Tick Fire Recovery
Tick Fire Recovery
By Mayor Marsha McLean
To say this has been a tough couple of weeks in our City is an understatement. After completing an initial assessment, nearly two dozen valley residents are dealing with the loss of their homes and all of their belongings, dozens more are facing substantial smoke and fire damage to their houses and tens of thousands have coped with evacuations due to the Tick Fire.
This fire forced the largest evacuation in our City’s history. More than 11,000 homes had to be evacuated, resulting in more than 40,000 residents forced to flee their homes as the fire swept through 4,000 plus acres fueled by the strong Santa Ana winds.
City staff was a part of the unified command, along with the Los Angeles County Fire Department, Sheriff’s Department and California Highway Patrol. The first priority whenever a fire breaks out, or our City faces emergency circumstances, is to ensure the safety of our residents. When our public safety partners call for evacuations, they do it for your safety. We appreciate all of you who heeded their warnings and left your homes so they could do their jobs.
Even with the incredible jobs of our first responders, this fire moved so quickly that homes were lost. For our neighbors who were impacted by the Tick Fire, I urge you to take advantage of the resources and help available to you. The City, in cooperation with Los Angeles County, has activated a Local Assistance Center (LAC) at The Centre, 20880 Centre Pointe Parkway, Santa Clarita, CA 91350. The LAC will be open through Monday, November 4, from 10:00 a.m. to 7:00 p.m. daily.
The LAC has more than two dozen organizations represented, offering assistance on everything from replacing personal documents, getting insurance questions answered, finding out about tax relief support, getting crisis counseling services, obtaining ash/soot cleanup tips, getting info on debris removal, finding local licensed contractors and much more. LAC services are free to any member of the public – no identification or documentation is needed to access help. Bilingual support will be available on-site, as well as support for those who have disabilities, access or functional needs. You can also visit lacounty.gov/recovery for more recovery resources.
In addition to this official support being offered, the outpouring of community support has been awe-inspiring, as it truly defines the tight-knit Santa Clarita community. Social media pages are flooded with offers of food donations, clothing, places to stay, camps for kids during school closures and so much more. One of the images that best sums up the support among neighbors is of posters that have been placed on the front lawn of a home that was burned. The signs read, “You are not alone” and “We love you.” Neighbors supporting neighbors and a community rallying around those who lost everything exemplifies what our City stands for.

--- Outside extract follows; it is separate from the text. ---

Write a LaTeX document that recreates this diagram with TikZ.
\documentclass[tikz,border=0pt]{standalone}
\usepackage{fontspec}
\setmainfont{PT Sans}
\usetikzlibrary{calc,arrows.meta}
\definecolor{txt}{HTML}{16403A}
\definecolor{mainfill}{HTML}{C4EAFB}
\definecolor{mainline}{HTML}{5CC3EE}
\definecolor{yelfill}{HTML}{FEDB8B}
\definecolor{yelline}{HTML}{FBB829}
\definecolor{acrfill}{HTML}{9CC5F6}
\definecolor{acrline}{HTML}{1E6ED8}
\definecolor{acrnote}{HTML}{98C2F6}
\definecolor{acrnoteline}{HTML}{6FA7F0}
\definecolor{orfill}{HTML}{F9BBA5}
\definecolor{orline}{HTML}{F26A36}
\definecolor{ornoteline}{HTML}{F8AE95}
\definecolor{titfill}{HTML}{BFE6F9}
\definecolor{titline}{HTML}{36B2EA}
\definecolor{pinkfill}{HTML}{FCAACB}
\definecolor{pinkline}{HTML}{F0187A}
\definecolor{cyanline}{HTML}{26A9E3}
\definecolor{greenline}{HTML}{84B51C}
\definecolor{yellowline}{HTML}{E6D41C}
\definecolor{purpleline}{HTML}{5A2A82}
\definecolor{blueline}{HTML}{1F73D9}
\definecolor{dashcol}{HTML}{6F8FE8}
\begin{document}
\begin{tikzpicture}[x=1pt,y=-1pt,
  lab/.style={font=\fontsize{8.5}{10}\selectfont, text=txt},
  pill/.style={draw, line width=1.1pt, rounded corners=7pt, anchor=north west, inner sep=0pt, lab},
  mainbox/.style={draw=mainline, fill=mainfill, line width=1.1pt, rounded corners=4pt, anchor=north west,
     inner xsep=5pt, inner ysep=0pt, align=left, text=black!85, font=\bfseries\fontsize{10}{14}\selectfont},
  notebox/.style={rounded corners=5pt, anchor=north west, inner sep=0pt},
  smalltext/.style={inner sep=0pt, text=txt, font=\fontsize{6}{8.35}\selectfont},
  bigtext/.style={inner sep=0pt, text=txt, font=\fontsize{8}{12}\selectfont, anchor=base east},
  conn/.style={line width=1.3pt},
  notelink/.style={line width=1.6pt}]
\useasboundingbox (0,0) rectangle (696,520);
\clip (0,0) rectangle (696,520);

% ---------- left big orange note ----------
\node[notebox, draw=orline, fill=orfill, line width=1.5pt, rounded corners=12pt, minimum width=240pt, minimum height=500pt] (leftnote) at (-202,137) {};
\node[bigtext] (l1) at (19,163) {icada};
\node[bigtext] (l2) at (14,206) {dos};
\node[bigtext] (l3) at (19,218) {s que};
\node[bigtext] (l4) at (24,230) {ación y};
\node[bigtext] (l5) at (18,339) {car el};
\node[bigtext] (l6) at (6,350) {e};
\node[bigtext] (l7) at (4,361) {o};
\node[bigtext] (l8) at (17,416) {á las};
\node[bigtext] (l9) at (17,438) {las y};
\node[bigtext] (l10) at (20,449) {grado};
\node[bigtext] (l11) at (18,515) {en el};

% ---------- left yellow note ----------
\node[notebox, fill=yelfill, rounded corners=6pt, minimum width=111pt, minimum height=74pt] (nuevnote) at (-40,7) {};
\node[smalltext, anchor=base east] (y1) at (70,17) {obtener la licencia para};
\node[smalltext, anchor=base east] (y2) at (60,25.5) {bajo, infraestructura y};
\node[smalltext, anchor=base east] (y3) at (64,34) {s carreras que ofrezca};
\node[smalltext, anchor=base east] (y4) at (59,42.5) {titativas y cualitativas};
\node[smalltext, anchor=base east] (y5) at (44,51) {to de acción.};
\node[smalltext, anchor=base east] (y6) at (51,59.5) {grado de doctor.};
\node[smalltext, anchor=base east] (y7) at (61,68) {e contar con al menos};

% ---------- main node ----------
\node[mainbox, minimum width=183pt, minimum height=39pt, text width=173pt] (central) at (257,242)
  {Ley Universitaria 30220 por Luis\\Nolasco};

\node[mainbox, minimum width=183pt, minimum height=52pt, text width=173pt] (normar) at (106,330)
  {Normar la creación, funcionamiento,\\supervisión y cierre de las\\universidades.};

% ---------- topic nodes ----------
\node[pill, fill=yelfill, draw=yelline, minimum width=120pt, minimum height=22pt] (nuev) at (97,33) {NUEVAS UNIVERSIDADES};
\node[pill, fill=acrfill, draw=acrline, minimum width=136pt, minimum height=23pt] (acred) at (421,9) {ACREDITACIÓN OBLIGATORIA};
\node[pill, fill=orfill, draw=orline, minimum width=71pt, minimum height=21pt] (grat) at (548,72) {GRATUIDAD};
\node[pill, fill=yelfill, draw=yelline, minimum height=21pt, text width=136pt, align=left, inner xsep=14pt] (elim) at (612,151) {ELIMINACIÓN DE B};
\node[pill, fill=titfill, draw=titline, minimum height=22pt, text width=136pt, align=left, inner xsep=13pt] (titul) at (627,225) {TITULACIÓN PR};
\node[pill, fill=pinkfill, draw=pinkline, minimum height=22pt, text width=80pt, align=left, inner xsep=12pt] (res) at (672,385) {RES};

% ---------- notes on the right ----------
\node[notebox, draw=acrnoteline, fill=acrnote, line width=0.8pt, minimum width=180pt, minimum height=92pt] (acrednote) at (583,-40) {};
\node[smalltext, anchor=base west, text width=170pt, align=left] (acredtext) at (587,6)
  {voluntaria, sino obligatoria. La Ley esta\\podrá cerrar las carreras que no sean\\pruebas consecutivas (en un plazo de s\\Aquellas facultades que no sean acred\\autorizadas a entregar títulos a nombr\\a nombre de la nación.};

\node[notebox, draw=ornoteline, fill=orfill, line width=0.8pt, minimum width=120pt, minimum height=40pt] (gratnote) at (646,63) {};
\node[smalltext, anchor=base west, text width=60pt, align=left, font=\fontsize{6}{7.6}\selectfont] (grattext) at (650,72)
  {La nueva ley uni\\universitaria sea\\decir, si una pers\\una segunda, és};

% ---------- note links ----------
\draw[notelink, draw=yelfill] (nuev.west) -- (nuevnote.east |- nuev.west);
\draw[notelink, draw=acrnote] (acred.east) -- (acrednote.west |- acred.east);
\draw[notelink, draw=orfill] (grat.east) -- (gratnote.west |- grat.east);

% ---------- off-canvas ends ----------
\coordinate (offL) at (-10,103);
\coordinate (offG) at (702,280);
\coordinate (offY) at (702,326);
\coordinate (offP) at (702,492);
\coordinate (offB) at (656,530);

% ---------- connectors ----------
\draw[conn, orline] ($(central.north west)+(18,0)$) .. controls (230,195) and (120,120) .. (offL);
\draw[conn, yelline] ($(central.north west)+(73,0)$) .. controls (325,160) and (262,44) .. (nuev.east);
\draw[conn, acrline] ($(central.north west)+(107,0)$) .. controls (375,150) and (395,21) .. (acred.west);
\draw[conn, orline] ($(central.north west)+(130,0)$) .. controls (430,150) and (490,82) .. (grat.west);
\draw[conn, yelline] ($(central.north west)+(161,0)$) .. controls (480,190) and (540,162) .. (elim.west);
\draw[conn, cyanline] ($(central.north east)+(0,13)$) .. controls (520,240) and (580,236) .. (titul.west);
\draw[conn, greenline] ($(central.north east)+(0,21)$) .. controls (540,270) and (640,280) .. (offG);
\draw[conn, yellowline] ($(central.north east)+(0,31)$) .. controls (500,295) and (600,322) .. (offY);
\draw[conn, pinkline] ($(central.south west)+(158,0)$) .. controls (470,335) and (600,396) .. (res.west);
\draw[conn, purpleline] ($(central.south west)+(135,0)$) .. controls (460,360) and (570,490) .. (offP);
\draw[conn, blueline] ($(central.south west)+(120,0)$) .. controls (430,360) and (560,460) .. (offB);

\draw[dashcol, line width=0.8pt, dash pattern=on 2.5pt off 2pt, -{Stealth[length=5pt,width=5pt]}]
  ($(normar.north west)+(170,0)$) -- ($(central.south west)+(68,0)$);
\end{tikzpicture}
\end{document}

I want to remind all of you that fire season doesn’t end here in Southern California – and the Santa Ana winds will be back. Please review your family’s emergency preparedness plans and make sure your Ready Set Go evacuation plans are in place. For more information, please visit fire.lacounty.gov/rsg and find critical information on creating defensible space around your home, retrofitting your home with fire-resistant materials and how to prepare to safely evacuate well ahead of a wildfire.
I also want to say thank you to all of our first responders who worked long days and nights to safeguard life and property. Thank you for protecting Santa Clarita. And, thank you to the Red Cross and volunteers for providing help and services to those who needed to utilize the Evacuation Centers. When I visited last week, the families were very grateful.